- Born: May 18, 1900 Minneapolis, Minnesota, U.S.
- Died: January 17, 1974 (aged 73) Manhattan, New York City, U.S.
- Education: Phillips Exeter Academy (1917) Amherst College (1921) Columbia University (1923) American Academy in Rome (1923-1925)
- Organization: American Institute of Architects
- Partner(s): Adams & Woodbridge Malmfeldt, Adams & Woodbridge Evans, Moore & Woodbridge
- Parent: Frederick J.E. Woodbridge

= Frederick James Woodbridge =

American architect

Frederick James Woodbridge, AIA, (May 18, 1900 – January 17, 1974), was an American architect. His projects were based in New York, New Jersey, and Connecticut. He was partners in the firms Evans, Moore & Woodbridge, Malmfeldt, Adams & Woodbridge, and Adams & Woodbridge (1945–1974), as well as being a sometime archeologist.

==Early life and education==
Born May 18, 1900, in Minneapolis, Minnesota. Woodbridge attended Phillips Exeter Academy, graduating in 1917, Amherst College, graduating in 1921, Columbia Graduate School of Architecture, Planning and Preservation, graduating in 1923, and the American Academy in Rome from 1923 to 1925. He was also the Boyer Research Fellow in Classical Archeology at the University of Michigan.

==Architectural career==
Woodbridge began his career at McKim, Mead & White, working there from 1921 to 1922, and as a draftsman there from 1925 to 1929. He was licensed in New York (1928), Connecticut (1930), New Jersey (1937), and nationally as NCARB (1939) and commenced his practice as a partner in 1929

Within the AIA, he was the chairman for the Committee on Architectural Services, Vice Chairman for the Committee on Buildings Costs, Secretary for the New York Chapter Civilian Protection Committee from 1940 to 1941. He was the president of the Architectural League and secretary of its executive committee.

He was a member of the Plattsburg & Columbia S.A.T.C in 1918, U.S. Naval Reserve Lieutenant, Lt. Commander of the O. in C. Air Naval Training Unit, Naval and Air Station, Quonset from 1942 to 1945.

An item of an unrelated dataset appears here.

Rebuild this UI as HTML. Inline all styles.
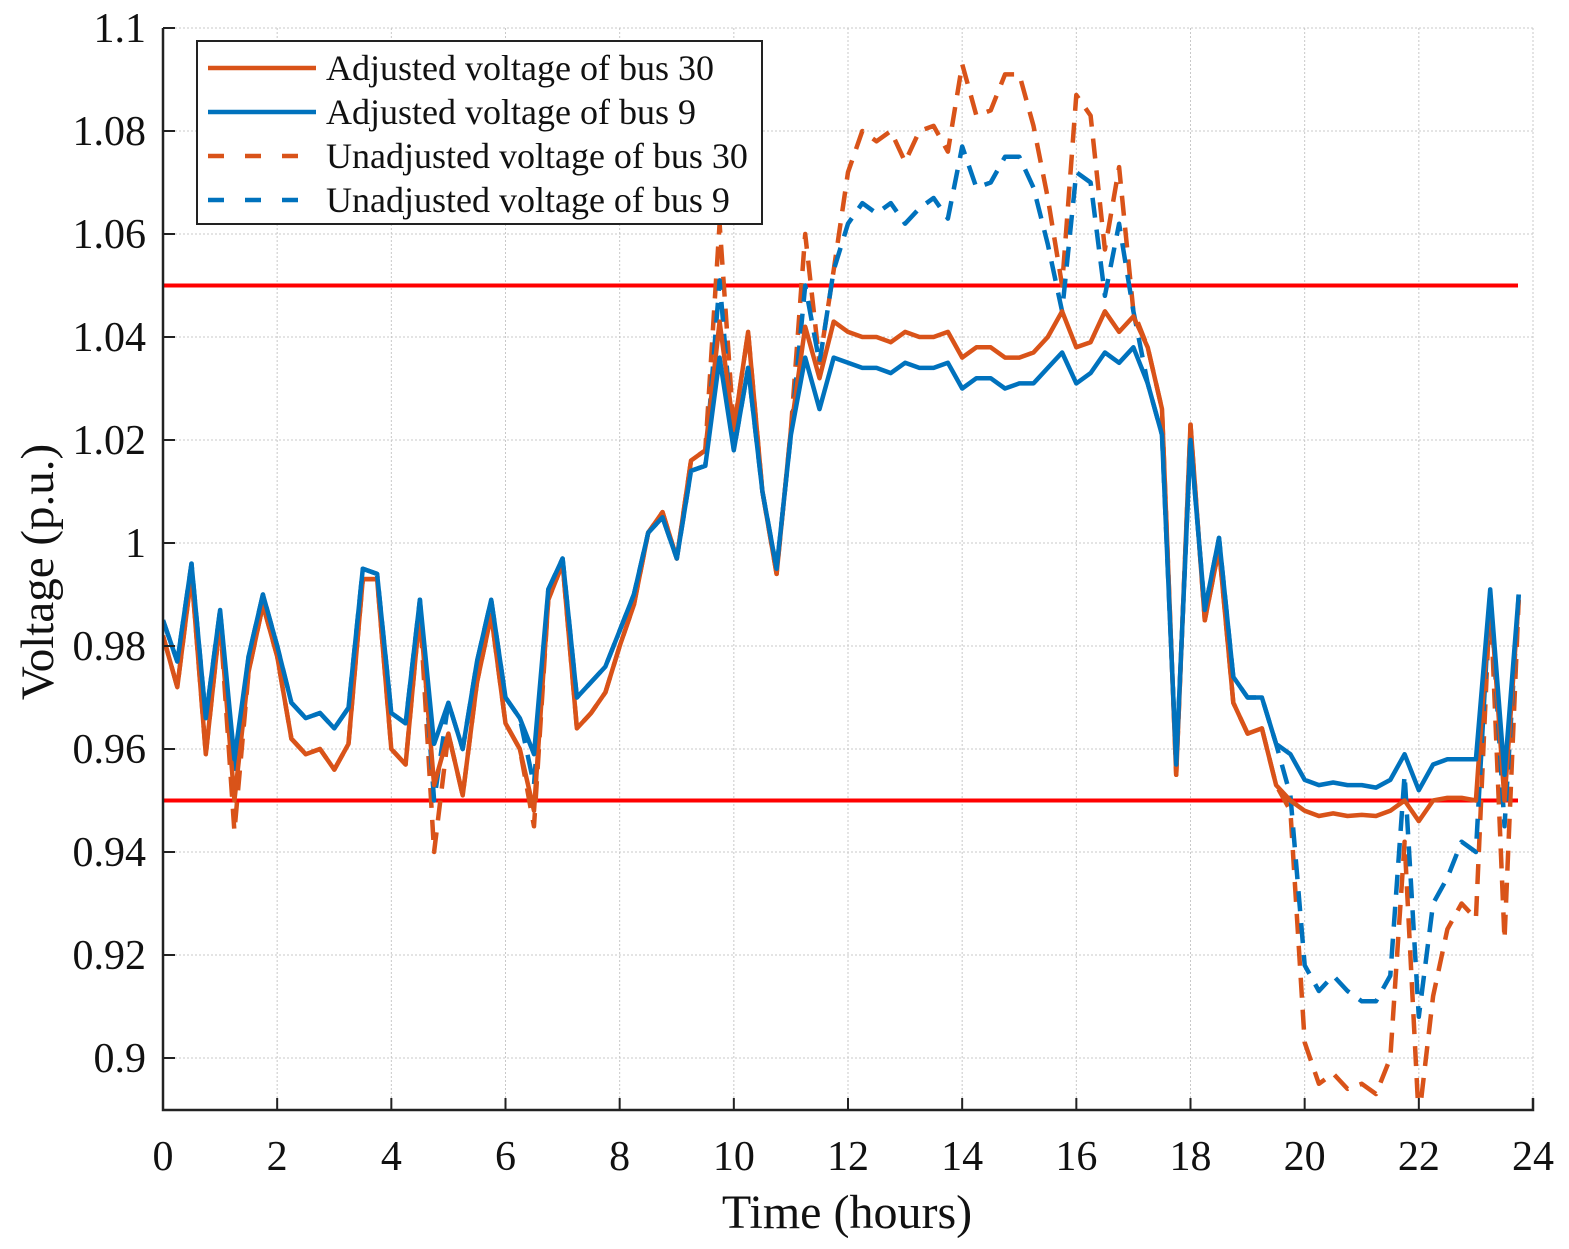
<!DOCTYPE html>
<html><head><meta charset="utf-8">
<style>
html,body{margin:0;padding:0;background:#fff;}
svg{display:block;font-family:"Liberation Serif",serif;}
</style></head>
<body>
<svg id="chart" width="1569" height="1249" viewBox="0 0 1569 1249" xmlns="http://www.w3.org/2000/svg">
<defs><clipPath id="plotclip"><rect x="163" y="28" width="1370" height="1082"/></clipPath></defs>
<g id="grid"></g>
<g id="limits"></g>
<g id="series" clip-path="url(#plotclip)"></g>
<g id="axes"></g>
<text x="847" y="1228" font-size="48" text-anchor="middle" fill="#111">Time (hours)</text>
<text x="0" y="0" font-size="47" text-anchor="middle" fill="#111" transform="translate(53,572) rotate(-90)">Voltage (p.u.)</text>
<g>
<rect x="197" y="41" width="565" height="183" fill="#fff" stroke="#222" stroke-width="2"/>
<g><line x1="208" y1="68" x2="316" y2="68" stroke="#D95319" stroke-width="4.5"/><text x="326" y="80" font-size="36" fill="#111">Adjusted voltage of bus 30</text></g>
<g><line x1="208" y1="112" x2="316" y2="112" stroke="#0072BD" stroke-width="4.5"/><text x="326" y="124" font-size="36" fill="#111">Adjusted voltage of bus 9</text></g>
<g><line x1="208" y1="156" x2="316" y2="156" stroke="#D95319" stroke-width="4.5" stroke-dasharray="16,21"/><text x="326" y="168" font-size="36" fill="#111">Unadjusted voltage of bus 30</text></g>
<g><line x1="208" y1="200" x2="316" y2="200" stroke="#0072BD" stroke-width="4.5" stroke-dasharray="16,21"/><text x="326" y="212" font-size="36" fill="#111">Unadjusted voltage of bus 9</text></g>
</g>
</svg>
<script>
const xTicks = [0,2,4,6,8,10,12,14,16,18,20,22,24];
const yTicks = [0.9,0.92,0.94,0.96,0.98,1,1.02,1.04,1.06,1.08,1.1];
const yTickLabels = ["0.9","0.92","0.94","0.96","0.98","1","1.02","1.04","1.06","1.08","1.1"];
const limitValues = [1.05, 0.95];
const adjusted30 = [
0.982,0.972,0.994,0.959,0.985,0.950,0.975,0.988,
0.978,0.962,0.959,0.960,0.956,0.961,0.993,0.993,
0.960,0.957,0.987,0.953,0.963,0.951,0.973,0.986,
0.965,0.960,0.948,0.989,0.996,0.964,0.967,0.971,
0.980,0.988,1.002,1.006,0.997,1.016,1.018,1.043,
1.022,1.041,1.010,0.994,1.022,1.042,1.032,1.043,
1.041,1.040,1.040,1.039,1.041,1.040,1.040,1.041,
1.036,1.038,1.038,1.036,1.036,1.037,1.040,1.045,
1.038,1.039,1.045,1.041,1.044,1.038,1.026,0.955,
1.023,0.985,0.999,0.969,0.963,0.964,0.953,0.950,
0.948,0.947,0.9475,0.947,0.9472,0.947,0.948,0.950,
0.946,0.950,0.9505,0.9505,0.950,0.990,0.950,0.989];
const adjusted9 = [
0.985,0.977,0.996,0.966,0.987,0.958,0.978,0.990,
0.980,0.969,0.966,0.967,0.964,0.968,0.995,0.994,
0.967,0.965,0.989,0.961,0.969,0.960,0.977,0.989,
0.970,0.966,0.959,0.991,0.997,0.970,0.973,0.976,
0.983,0.990,1.002,1.005,0.997,1.014,1.015,1.036,
1.018,1.034,1.010,0.995,1.021,1.036,1.026,1.036,
1.035,1.034,1.034,1.033,1.035,1.034,1.034,1.035,
1.030,1.032,1.032,1.030,1.031,1.031,1.034,1.037,
1.031,1.033,1.037,1.035,1.038,1.031,1.021,0.957,
1.020,0.987,1.001,0.974,0.970,0.970,0.961,0.959,
0.954,0.953,0.9535,0.953,0.953,0.9525,0.954,0.959,
0.952,0.957,0.958,0.958,0.958,0.991,0.955,0.990];
const unadjusted30 = [
0.982,0.972,0.994,0.959,0.985,0.944,0.975,0.988,
0.978,0.962,0.959,0.960,0.956,0.961,0.993,0.993,
0.960,0.957,0.987,0.940,0.963,0.951,0.973,0.986,
0.965,0.960,0.945,0.989,0.996,0.964,0.967,0.971,
0.980,0.988,1.002,1.006,0.997,1.016,1.018,1.062,
1.022,1.041,1.010,0.994,1.022,1.060,1.035,1.053,
1.072,1.080,1.078,1.080,1.074,1.080,1.081,1.076,
1.093,1.083,1.084,1.091,1.091,1.081,1.067,1.050,
1.087,1.083,1.057,1.073,1.045,1.038,1.026,0.955,
1.023,0.985,0.999,0.969,0.963,0.964,0.953,0.948,
0.903,0.895,0.897,0.894,0.895,0.893,0.900,0.942,
0.888,0.912,0.925,0.930,0.927,0.990,0.923,0.989];
const unadjusted9 = [
0.985,0.977,0.996,0.966,0.987,0.955,0.978,0.990,
0.980,0.969,0.966,0.967,0.964,0.968,0.995,0.994,
0.967,0.965,0.989,0.950,0.969,0.960,0.977,0.989,
0.970,0.966,0.953,0.991,0.997,0.970,0.973,0.976,
0.983,0.990,1.002,1.005,0.997,1.014,1.015,1.051,
1.018,1.034,1.010,0.995,1.021,1.050,1.035,1.053,
1.062,1.066,1.064,1.066,1.062,1.065,1.067,1.063,
1.077,1.069,1.070,1.075,1.075,1.069,1.058,1.045,
1.072,1.070,1.048,1.062,1.045,1.031,1.021,0.957,
1.020,0.987,1.001,0.974,0.970,0.970,0.961,0.951,
0.918,0.913,0.916,0.913,0.911,0.911,0.916,0.955,
0.908,0.930,0.935,0.942,0.940,0.991,0.945,0.990];

const NS="http://www.w3.org/2000/svg";
const X0=163,X1=1533,Y0=1110,YT=28;
function xs(t){return X0+(t/24)*(X1-X0);}
function ys(v){return 1058+(0.9-v)*(1058-28)/0.2;}
function mk(tag,attrs,parent){const e=document.createElementNS(NS,tag);for(const k in attrs)e.setAttribute(k,attrs[k]);parent.appendChild(e);return e;}
const grid=document.getElementById('grid'),axes=document.getElementById('axes'),series=document.getElementById('series'),limits=document.getElementById('limits');
xTicks.forEach(t=>{
  const g=mk('line',{x1:xs(t),x2:xs(t),y1:YT,y2:Y0,stroke:'#c8c8c8','stroke-width':1,'stroke-dasharray':'2,2'},grid);
  
  
  const tk=mk('line',{x1:xs(t),x2:xs(t),y1:Y0,y2:Y0-12,stroke:'#222','stroke-width':2},axes);
  
  
  const lb=mk('text',{x:xs(t),y:1170,'font-size':42,'text-anchor':'middle',fill:'#111'},axes);
  lb.textContent=String(t);
  
  
});
yTicks.forEach((v,i)=>{
  const g=mk('line',{x1:X0,x2:X1,y1:ys(v),y2:ys(v),stroke:'#c8c8c8','stroke-width':1,'stroke-dasharray':'2,2'},grid);
  
  
  const tk=mk('line',{x1:X0,x2:X0+12,y1:ys(v),y2:ys(v),stroke:'#222','stroke-width':2},axes);
  
  
  const lb=mk('text',{x:146,y:ys(v)+14,'font-size':42,'text-anchor':'end',fill:'#111'},axes);
  lb.textContent=yTickLabels[i];
  
  
});
limitValues.forEach(v=>{
  const l=mk('line',{x1:X0,x2:1518,y1:ys(v),y2:ys(v),stroke:'#ff0000','stroke-width':4},limits);
  
  
});
const ax=mk('path',{d:`M${X0},${YT} L${X0},${Y0} L${X1},${Y0} L${X1},${Y0-12}`,fill:'none',stroke:'#222','stroke-width':2.5},axes);


function drawLine(data,color,dash,name){
  const d=data.map((v,i)=>(i?'L':'M')+xs(i*0.25).toFixed(1)+','+ys(v).toFixed(1)).join(' ');
  const attrs={d:d,fill:'none',stroke:color,'stroke-width':4.5,'stroke-linejoin':'round'};
  if(dash)attrs['stroke-dasharray']=dash;
  const p=mk('path',attrs,series);
  
  
}
drawLine(unadjusted30,'#D95319','20,12','unadjusted-bus-30-line');
drawLine(unadjusted9,'#0072BD','20,12','unadjusted-bus-9-line');
drawLine(adjusted30,'#D95319',null,'adjusted-bus-30-line');
drawLine(adjusted9,'#0072BD',null,'adjusted-bus-9-line');
</script>
</body></html>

He was faculty at the Extension, School of Architecture, 1934–1942 as a critic in Design, Instructor in History of Architecture and Rendering, Lecturer on Design at the Institutional Residence Halls, of Teacher's College, Columbia University (1939–1942). He was the architect for excavations at Antioch of Pisidia, Turkey, and at Carthage, Tunisia, from 1924 to 1925.

==Death==
He died on January 17, 1974 (aged 73) in Manhattan, New York City.